Records contained in a dataset

## begin

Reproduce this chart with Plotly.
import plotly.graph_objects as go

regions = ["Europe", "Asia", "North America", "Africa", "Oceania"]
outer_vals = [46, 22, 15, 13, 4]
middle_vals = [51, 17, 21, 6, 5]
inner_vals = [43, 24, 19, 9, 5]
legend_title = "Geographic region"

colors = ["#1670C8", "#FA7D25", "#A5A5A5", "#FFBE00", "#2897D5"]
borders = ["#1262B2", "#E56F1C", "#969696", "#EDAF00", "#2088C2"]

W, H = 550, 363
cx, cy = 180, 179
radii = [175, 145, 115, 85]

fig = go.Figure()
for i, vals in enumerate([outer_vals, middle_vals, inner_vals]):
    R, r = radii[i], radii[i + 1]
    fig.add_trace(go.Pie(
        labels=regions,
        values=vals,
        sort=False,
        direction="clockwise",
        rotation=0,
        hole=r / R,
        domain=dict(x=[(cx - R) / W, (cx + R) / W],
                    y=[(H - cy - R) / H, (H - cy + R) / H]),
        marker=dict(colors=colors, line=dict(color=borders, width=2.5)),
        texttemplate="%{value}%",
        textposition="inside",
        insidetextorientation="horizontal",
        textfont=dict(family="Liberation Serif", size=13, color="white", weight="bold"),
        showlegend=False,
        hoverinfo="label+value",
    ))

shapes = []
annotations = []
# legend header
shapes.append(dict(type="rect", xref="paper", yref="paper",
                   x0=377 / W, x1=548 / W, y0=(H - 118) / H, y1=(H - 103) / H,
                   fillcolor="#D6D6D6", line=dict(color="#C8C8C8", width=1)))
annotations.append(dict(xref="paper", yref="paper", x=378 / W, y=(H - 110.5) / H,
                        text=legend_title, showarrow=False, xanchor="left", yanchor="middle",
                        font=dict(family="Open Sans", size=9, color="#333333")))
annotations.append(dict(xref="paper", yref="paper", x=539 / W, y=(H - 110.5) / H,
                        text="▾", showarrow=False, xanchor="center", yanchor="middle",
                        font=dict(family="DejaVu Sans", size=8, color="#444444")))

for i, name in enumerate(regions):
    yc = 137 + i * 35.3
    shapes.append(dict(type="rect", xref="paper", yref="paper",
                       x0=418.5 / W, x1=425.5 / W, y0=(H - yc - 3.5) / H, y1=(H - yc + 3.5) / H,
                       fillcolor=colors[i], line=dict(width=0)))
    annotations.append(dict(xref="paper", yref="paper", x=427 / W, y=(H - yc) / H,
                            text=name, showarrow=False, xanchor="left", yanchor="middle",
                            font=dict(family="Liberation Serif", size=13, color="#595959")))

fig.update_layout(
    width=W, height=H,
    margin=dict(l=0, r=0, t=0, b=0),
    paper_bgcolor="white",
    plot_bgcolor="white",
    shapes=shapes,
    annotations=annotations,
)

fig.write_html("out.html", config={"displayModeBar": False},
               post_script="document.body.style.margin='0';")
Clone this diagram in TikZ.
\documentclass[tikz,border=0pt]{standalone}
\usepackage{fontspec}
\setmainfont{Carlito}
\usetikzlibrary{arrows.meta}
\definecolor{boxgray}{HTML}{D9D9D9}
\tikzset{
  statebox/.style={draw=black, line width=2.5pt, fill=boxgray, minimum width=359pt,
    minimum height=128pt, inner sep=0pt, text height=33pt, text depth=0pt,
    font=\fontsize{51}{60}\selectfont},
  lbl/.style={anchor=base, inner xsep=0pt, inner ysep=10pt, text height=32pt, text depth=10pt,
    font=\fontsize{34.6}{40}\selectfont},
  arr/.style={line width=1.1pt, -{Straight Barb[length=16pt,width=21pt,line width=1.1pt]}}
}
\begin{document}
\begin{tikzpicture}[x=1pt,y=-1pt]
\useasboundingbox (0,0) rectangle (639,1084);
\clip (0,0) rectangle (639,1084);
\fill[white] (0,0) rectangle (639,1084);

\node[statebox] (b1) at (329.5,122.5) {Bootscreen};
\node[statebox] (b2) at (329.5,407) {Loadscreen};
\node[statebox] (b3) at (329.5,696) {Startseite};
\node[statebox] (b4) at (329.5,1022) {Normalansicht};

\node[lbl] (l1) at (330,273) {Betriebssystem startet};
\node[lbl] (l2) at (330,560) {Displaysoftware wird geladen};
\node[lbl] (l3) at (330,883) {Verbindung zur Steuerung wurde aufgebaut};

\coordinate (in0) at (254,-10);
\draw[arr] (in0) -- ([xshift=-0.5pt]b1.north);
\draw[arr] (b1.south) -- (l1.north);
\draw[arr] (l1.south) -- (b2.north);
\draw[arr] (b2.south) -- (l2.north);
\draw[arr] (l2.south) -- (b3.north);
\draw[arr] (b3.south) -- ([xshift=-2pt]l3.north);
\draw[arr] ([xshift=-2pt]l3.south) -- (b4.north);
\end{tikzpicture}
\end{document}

## end

▶ _PROBLEM TO SOLVE_
Search the lines for the word "this" and report how many contain it, by number only.

▶ _EXERCISE ANSWER_
2